A verdade é que tudo já é meu, nosso. Mas jamais possuído. É solenemente para utilização. Eu teria que conquistar tudo para clamá-lo de meu aproveitamento. Essa conquista era minha de fato, sobre quem intrinsecamente sou. Teria que edificar minha alegria e satisfação em algo duradouro e eterno como a potência da vida que faz rios correrem, estrelas brilharem e humildemente nos mantém vivos. Teria que abandonar meus falsos conceitos da segurança que é ignorante do imprevisível inerente ao cotidiano. Teria que abrir mão das minhas explicações de como o cosmos todo funciona para poder vivê-lo, ainda que sem compreensão. E assim teria que admitir a dura e fascinante realidade que nada entendo da vida e que mesmo assim, em demonstração compassiva, ela me convida a viver a todo instante sem nenhuma alteração de seu curso diante da minha ignorância.


Ganges, Nilo, Himalaia? Não, marginal do Tietê mesmo

Percebo que todos os meus esforços poderiam ser resumidos à meta de totalmente estar presente não em busca de amor, mas em gratidão por todo amor que já foi provido e que só depende de cada um de nós poder senti-lo. A percepção disso é divina, sagrada e imaculada, é capaz de elevação. Como escrito no Mahabharata – épico hindu – “cada ser é uma divindade ainda por nascer”. Mas note que isso afeta só o fenômeno, maya, em que tempo é uma ilusão linear. No absoluto já somos porque derivamos da essência. Em outras escrituras: “Sois luz, andai como filhos da luz”. Ou seja, o “tornar-se” é possível somente no transitório, verbo “estar”. No absoluto o verbo é “ser”. E notem que em nenhum o verbo é “ter”!
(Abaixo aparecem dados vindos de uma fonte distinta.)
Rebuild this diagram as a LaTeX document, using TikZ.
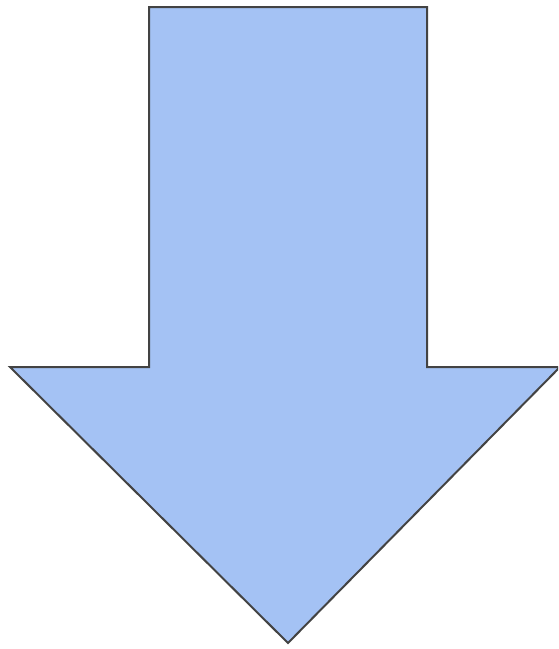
\documentclass[tikz,border=0pt]{standalone}
\definecolor{arrowfill}{HTML}{A4C2F4}
\definecolor{arrowline}{HTML}{434343}
\tikzset{bigarrow/.style={fill=arrowfill,draw=arrowline,line width=2pt,line join=miter}}
\begin{document}
\begin{tikzpicture}[x=1pt,y=-1pt]
\useasboundingbox (0,0) rectangle (558,649);
\begin{scope}
\clip (0,0) rectangle (558,649);
\draw[bigarrow] (149,7) -- (427,7) -- (427,367) -- (560,367) -- (288,643) -- (10,367) -- (149,367) -- cycle;
\end{scope}
\end{tikzpicture}
\end{document}
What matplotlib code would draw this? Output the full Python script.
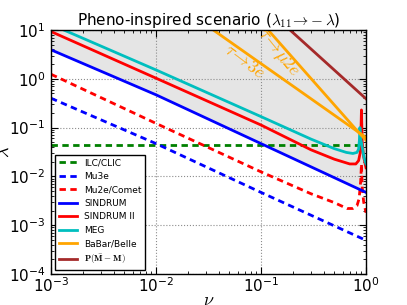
import numpy as np
import matplotlib
matplotlib.use("Agg")
import matplotlib.pyplot as plt

plt.rcParams['mathtext.fontset'] = 'cm'
plt.rcParams['font.family'] = ['DejaVu Sans']

# ---- data ----
ilc_nu = [1e-3, 1.0]
ilc_lam = [0.045, 0.045]

mu3e_nu = [1e-3, 1e-2, 1e-1, 1.0]
mu3e_lam = [0.40, 0.047, 0.0047, 4.9e-4]

mu2e_nu = [1e-3, 1e-2, 0.1, 0.3, 0.5, 0.66, 0.75, 0.82, 0.86, 0.89, 0.905, 0.92, 0.95, 1.0]
mu2e_lam = [1.24, 0.122, 0.0124, 0.0044, 0.0029, 0.0022, 0.0022, 0.0025, 0.0035, 0.008, 0.018, 0.006, 0.003, 0.0018]

sindrum_nu = [1e-3, 1e-2, 1e-1, 1.0]
sindrum_lam = [3.93, 0.47, 0.047, 0.0047]

sindrum2_nu = [1e-3, 1e-2, 0.1, 0.3, 0.5, 0.7, 0.8, 0.85, 0.88, 0.895, 0.905, 0.92, 0.95, 1.0]
sindrum2_lam = [9.3, 1.03, 0.113, 0.035, 0.0225, 0.018, 0.018, 0.021, 0.03, 0.08, 0.23, 0.05, 0.025, 0.015]

meg_nu = [1e-3, 1e-2, 0.1, 0.3, 0.5, 0.65, 0.75, 0.82, 0.85, 0.865, 0.875, 0.89, 0.93, 0.96, 1.0]
meg_lam = [13.0, 1.52, 0.168, 0.058, 0.037, 0.031, 0.0295, 0.031, 0.036, 0.055, 0.10, 0.06, 0.035, 0.024, 0.018]

tau3e_nu = [0.0351, 0.845, 1.0]
tau3e_lam = [10.0, 0.081, 0.063]

taumu2e_nu = [0.117, 0.845, 1.0]
taumu2e_lam = [10.0, 0.081, 0.055]

pmm_nu = [0.189, 1.0]
pmm_lam = [10.0, 0.39]

fig = plt.figure(figsize=(4.07, 3.05), dpi=100)
ax = fig.add_axes([51/407, 1-274/305, 315/407, 244/305])

ax.set_xscale('log')
ax.set_yscale('log')
ax.set_xlim(1e-3, 1.0)
ax.set_ylim(1e-4, 10)

ax.fill_between(sindrum_nu, sindrum_lam, [10]*len(sindrum_nu), color='#e5e5e5', lw=0, zorder=0.5)

lw = 2
dsh = (2.3, 1.6)
ax.plot(ilc_nu, ilc_lam, '--', dashes=dsh, color=(0, 0.5, 0), lw=lw, label='ILC/CLIC')
ax.plot(mu3e_nu, mu3e_lam, '--', dashes=dsh, color='b', lw=lw, label='Mu3e')
ax.plot(mu2e_nu, mu2e_lam, '--', dashes=dsh, color='r', lw=lw, label='Mu2e/Comet')
ax.plot(sindrum_nu, sindrum_lam, '-', color='b', lw=lw, label='SINDRUM')
ax.plot(sindrum2_nu, sindrum2_lam, '-', color='r', lw=lw, label='SINDRUM II')
ax.plot(meg_nu, meg_lam, '-', color=(0, 0.75, 0.75), lw=lw, label='MEG')
ax.plot(tau3e_nu, tau3e_lam, '-', color='orange', lw=lw, label='BaBar/Belle')
ax.plot(taumu2e_nu, taumu2e_lam, '-', color='orange', lw=lw)
ax.plot(pmm_nu, pmm_lam, '-', color='brown', lw=lw, label=r'$\mathbf{P(\bar{M}-M)}$')

ax.text(0.0689, 2.3, r'$\tau\!\to\!3e$', color='orange', fontsize=13,
        rotation=-37, ha='center', va='center', rotation_mode='anchor')
ax.text(0.147, 3.5, r'$\tau\!\to\!\mu 2e$', color='orange', fontsize=13,
        rotation=-51, ha='center', va='center', rotation_mode='anchor')

ax.grid(True, which='major', linestyle=':', color='0.55', lw=0.8)
ax.tick_params(which='both', direction='in', top=True, right=True, labelsize=11)
ax.tick_params(which='major', length=5)
ax.tick_params(axis='x', which='major', pad=2)
ax.tick_params(axis='y', which='major', pad=4)
ax.tick_params(which='minor', length=2.5)
for s in ax.spines.values():
    s.set_linewidth(1.0)

ax.set_xlabel(r'$\nu$', fontsize=13, labelpad=-3)
ax.set_ylabel(r'$\lambda$', fontsize=13, labelpad=-3)
ax.set_title(r'Pheno-inspired scenario ($\lambda_{11}\!\to\!-\lambda$)', fontsize=11, pad=3)

leg = ax.legend(loc='lower left', fancybox=False, framealpha=1,
                edgecolor='k', borderaxespad=0.45, handlelength=2.0,
                labelspacing=0.5, prop={'size': 6.5, 'math_fontfamily': 'cm'})
leg.get_frame().set_linewidth(1.0)

fig.savefig('out.png', dpi=100, facecolor='white')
Depois de haver estado em cavernas aos pés do Himalaia, em rios como Ganges e o Nilo, mares como o Morto, jejum, oração, peregrinações, pirâmides e vigílias, por fim encontro Deus no acaso. Ele pacientemente espera por mim – e por cada um –, na magnitude de toda sua manifestação enquanto caminho na rua de uma cidade que é lar, fora estatísticas do censo demográfico, de 20 milhões de habitantes. Ando sozinha sem solidão. Meu coração é cheio e livre prisioneiro. No caminho para casa, a surpresa de estonteantes cores de uma borboleta sobre uma folha verdíssima que serve de rede para a beldade. Parecia a primeira vez que via algo assim. Paro por um momento e sorrio emocionada para ela como quem pergunta: “Por onde você esteve?”. E tenho a sensação de que a ex-lagarta, ex-lagarta como eu, me surpreende de novo: “Por onde VOCÊ esteve?”. Não importa. Aqui e agora bastam. Consciência. Se algo, isso seria tudo de que preciso.